For more information on Anthos Service Mesh security features, see the Anthos Service Mesh security overview.

Bringing it all together

The controls discussed earlier apply to both Anthos GKE and Anthos GKE on-prem.

To integrate the controls, map out the scope of the controls discussed in this guide and the stage at which they need to be configured, as described in the steps that follow.

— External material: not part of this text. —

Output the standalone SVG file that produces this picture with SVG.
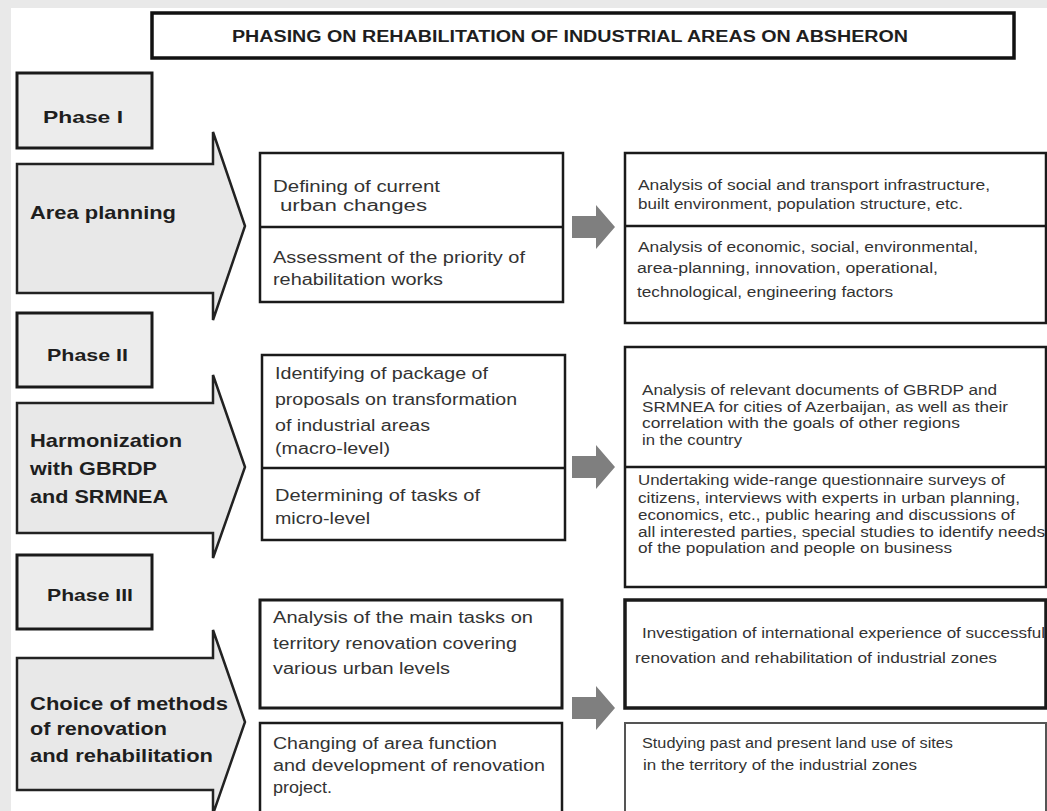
<svg xmlns="http://www.w3.org/2000/svg" width="1047" height="811" viewBox="0 0 1047 811">
<style>
.bg{fill:#ffffff}
.strip{fill:#e9e9e9}
.phase{fill:#ececec;stroke:#1a1a1a;stroke-width:3}
.big{fill:#e8e8e8;stroke:#222;stroke-width:2.5;stroke-linejoin:miter}
.box{fill:#ffffff;stroke:#1a1a1a;stroke-width:2.5}
.div{stroke:#1a1a1a;stroke-width:2.5}
.title{fill:#ffffff;stroke:#111;stroke-width:3.5}
.conn{fill:#7f7f7f}
text{font-family:"Liberation Sans",Arial,sans-serif;fill:#1e1e1e}
.tt{font-size:16px;font-weight:bold}
.lab{font-size:17px;font-weight:bold}
.blab{font-size:19px;font-weight:bold}
.mid{font-size:16px;fill:#333}
.rt{font-size:14px;fill:#333}
</style>
<rect class="bg" x="0" y="0" width="1047" height="811"/>
<rect class="strip" x="0" y="0" width="1047" height="8"/>
<rect class="strip" x="0" y="0" width="11" height="811"/>

<g id="title">
<rect class="title" x="152" y="13" width="862" height="45"/>
<text class="tt" x="232" y="42" textLength="676" lengthAdjust="spacingAndGlyphs">PHASING ON REHABILITATION OF INDUSTRIAL AREAS ON ABSHERON</text>
</g>

<g id="phase1">
<rect class="phase" x="17" y="73" width="135" height="75"/>
<text class="lab" x="43" y="123" textLength="80" lengthAdjust="spacingAndGlyphs">Phase I</text>
</g>
<g id="area-planning">
<polygon class="big" points="17,164 213,164 213,132 245,226 213,320 213,293 17,293"/>
<text class="blab" x="30" y="219" textLength="146" lengthAdjust="spacingAndGlyphs">Area planning</text>
</g>

<g id="phase2">
<rect class="phase" x="17" y="313" width="135" height="74"/>
<text class="lab" x="47" y="361" textLength="81" lengthAdjust="spacingAndGlyphs">Phase II</text>
</g>
<g id="harmonization">
<polygon class="big" points="17,403 213,403 213,375 245,467 213,558 213,533 17,533"/>
<text class="blab" x="30" y="447" textLength="152" lengthAdjust="spacingAndGlyphs">Harmonization</text>
<text class="blab" x="30" y="475" textLength="127" lengthAdjust="spacingAndGlyphs">with GBRDP</text>
<text class="blab" x="30" y="503" textLength="138" lengthAdjust="spacingAndGlyphs">and SRMNEA</text>
</g>

<g id="phase3">
<rect class="phase" x="17" y="555" width="135" height="74"/>
<text class="lab" x="47" y="601" textLength="86" lengthAdjust="spacingAndGlyphs">Phase III</text>
</g>
<g id="choice">
<polygon class="big" points="17,658 213,658 213,630 245,722 213,814 213,790 17,790"/>
<text class="blab" x="30" y="710" textLength="198" lengthAdjust="spacingAndGlyphs">Choice of methods</text>
<text class="blab" x="30" y="735" textLength="137" lengthAdjust="spacingAndGlyphs">of renovation</text>
<text class="blab" x="30" y="762" textLength="183" lengthAdjust="spacingAndGlyphs">and rehabilitation</text>
</g>

<g id="tasks1">
<rect class="box" x="260" y="153" width="303" height="149"/>
<line class="div" x1="260" y1="227" x2="563" y2="227"/>
<text class="mid" x="273" y="192" textLength="167" lengthAdjust="spacingAndGlyphs">Defining of current</text>
<text class="mid" x="280" y="211" textLength="147" lengthAdjust="spacingAndGlyphs">urban changes</text>
<text class="mid" x="273" y="263" textLength="252" lengthAdjust="spacingAndGlyphs">Assessment of the priority of</text>
<text class="mid" x="273" y="285" textLength="170" lengthAdjust="spacingAndGlyphs">rehabilitation works</text>
</g>

<g id="analysis1">
<rect class="box" x="625" y="153" width="421" height="170"/>
<line class="div" x1="625" y1="226" x2="1046" y2="226"/>
<text class="rt" x="638" y="190" textLength="352" lengthAdjust="spacingAndGlyphs">Analysis of social and transport infrastructure,</text>
<text class="rt" x="638" y="209" textLength="325" lengthAdjust="spacingAndGlyphs">built environment, population structure, etc.</text>
<text class="rt" x="638" y="252" textLength="340" lengthAdjust="spacingAndGlyphs">Analysis of economic, social, environmental,</text>
<text class="rt" x="637" y="273" textLength="301" lengthAdjust="spacingAndGlyphs">area-planning, innovation, operational,</text>
<text class="rt" x="637" y="297" textLength="256" lengthAdjust="spacingAndGlyphs">technological, engineering factors</text>
</g>

<g id="tasks2">
<rect class="box" x="262" y="355" width="303" height="185"/>
<line class="div" x1="262" y1="468" x2="565" y2="468"/>
<text class="mid" x="275" y="379" textLength="213" lengthAdjust="spacingAndGlyphs">Identifying of package of</text>
<text class="mid" x="275" y="405" textLength="242" lengthAdjust="spacingAndGlyphs">proposals on transformation</text>
<text class="mid" x="275" y="431" textLength="155" lengthAdjust="spacingAndGlyphs">of industrial areas</text>
<text class="mid" x="275" y="454" textLength="115" lengthAdjust="spacingAndGlyphs">(macro-level)</text>
<text class="mid" x="275" y="501" textLength="205" lengthAdjust="spacingAndGlyphs">Determining of tasks of</text>
<text class="mid" x="275" y="524" textLength="95" lengthAdjust="spacingAndGlyphs">micro-level</text>
</g>

<g id="analysis2">
<rect class="box" x="625" y="347" width="421" height="240"/>
<line class="div" x1="625" y1="467" x2="1046" y2="467"/>
<text class="rt" x="642" y="395" textLength="355" lengthAdjust="spacingAndGlyphs">Analysis of relevant documents of GBRDP and</text>
<text class="rt" x="642" y="412" textLength="366" lengthAdjust="spacingAndGlyphs">SRMNEA for cities of Azerbaijan, as well as their</text>
<text class="rt" x="642" y="428" textLength="318" lengthAdjust="spacingAndGlyphs">correlation with the goals of other regions</text>
<text class="rt" x="642" y="445" textLength="100" lengthAdjust="spacingAndGlyphs">in the country</text>
<text class="rt" x="638" y="485" textLength="367" lengthAdjust="spacingAndGlyphs">Undertaking wide-range questionnaire surveys of</text>
<text class="rt" x="638" y="503" textLength="382" lengthAdjust="spacingAndGlyphs">citizens, interviews with experts in urban planning,</text>
<text class="rt" x="638" y="520" textLength="377" lengthAdjust="spacingAndGlyphs">economics, etc., public hearing and discussions of</text>
<text class="rt" x="638" y="537" textLength="407" lengthAdjust="spacingAndGlyphs">all interested parties, special studies to identify needs</text>
<text class="rt" x="638" y="553" textLength="314" lengthAdjust="spacingAndGlyphs">of the population and people on business</text>
</g>

<g id="tasks3a">
<rect class="box" x="260" y="600" width="302" height="108" style="stroke-width:3"/>
<text class="mid" x="273" y="623" textLength="260" lengthAdjust="spacingAndGlyphs">Analysis of the main tasks on</text>
<text class="mid" x="273" y="649" textLength="244" lengthAdjust="spacingAndGlyphs">territory renovation covering</text>
<text class="mid" x="273" y="674" textLength="177" lengthAdjust="spacingAndGlyphs">various urban levels</text>
</g>
<g id="tasks3b">
<rect class="box" x="260" y="723" width="302" height="100"/>
<text class="mid" x="273" y="749" textLength="224" lengthAdjust="spacingAndGlyphs">Changing of area function</text>
<text class="mid" x="273" y="771" textLength="272" lengthAdjust="spacingAndGlyphs">and development of renovation</text>
<text class="mid" x="273" y="793" textLength="59" lengthAdjust="spacingAndGlyphs">project.</text>
</g>

<g id="analysis3a">
<rect class="box" x="625" y="600" width="421" height="108" style="stroke-width:3.5"/>
<text class="rt" x="642" y="638" textLength="403" lengthAdjust="spacingAndGlyphs">Investigation of international experience of successful</text>
<text class="rt" x="635" y="663" textLength="362" lengthAdjust="spacingAndGlyphs">renovation and rehabilitation of industrial zones</text>
</g>
<g id="analysis3b">
<rect class="box" x="625" y="723" width="421" height="100" style="stroke:#555;stroke-width:2"/>
<text class="rt" x="642" y="748" textLength="311" lengthAdjust="spacingAndGlyphs">Studying past and present land use of sites</text>
<text class="rt" x="643" y="770" textLength="274" lengthAdjust="spacingAndGlyphs">in the territory of the industrial zones</text>
</g>

<g id="connectors">
<polygon class="conn" points="572,216 596,216 596,205 615,227 596,249 596,238 572,238"/>
<polygon class="conn" points="572,456 596,456 596,445 615,467 596,489 596,478 572,478"/>
<polygon class="conn" points="572,697 596,697 596,686 615,708 596,730 596,719 572,719"/>
</g>
</svg>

  1. Create your clusters using the guidance in the applicable cluster hardening guide (GKE or Anthos GKE on-prem). When you create your cluster, be sure you follow the hardening guide and use the --enable-network-policy flag. Network policies are required, and this step lets you implement firewall rules later that restrict the traffic that flows between pods in a cluster.
  2. Define the namespaces and labels that are required for the pods. This provides a name scope that allows you to work with policies and with Kubernetes service accounts.
  3. Install Policy Controller using Anthos Config Management.
  4. Apply your network policy by using Anthos Config Management.
  5. Collect the pre-built Policy Controller constraint templates that you want to use and map them to your resources by defining constraints.
  6. Apply the constraint template and the constraints by using Anthos Config Management.

You can apply additional controls that focus at the application layer (Layer 7) to further enforce policies by using Anthos Service Mesh as follows:

  • If you didn't enable Istio policy enforcement when you created your cluster, enable it now.
  • Define the policies you want to enforce at the application layer. The policies are expressed as YAML.
  • Apply your policies using Anthos Config Management.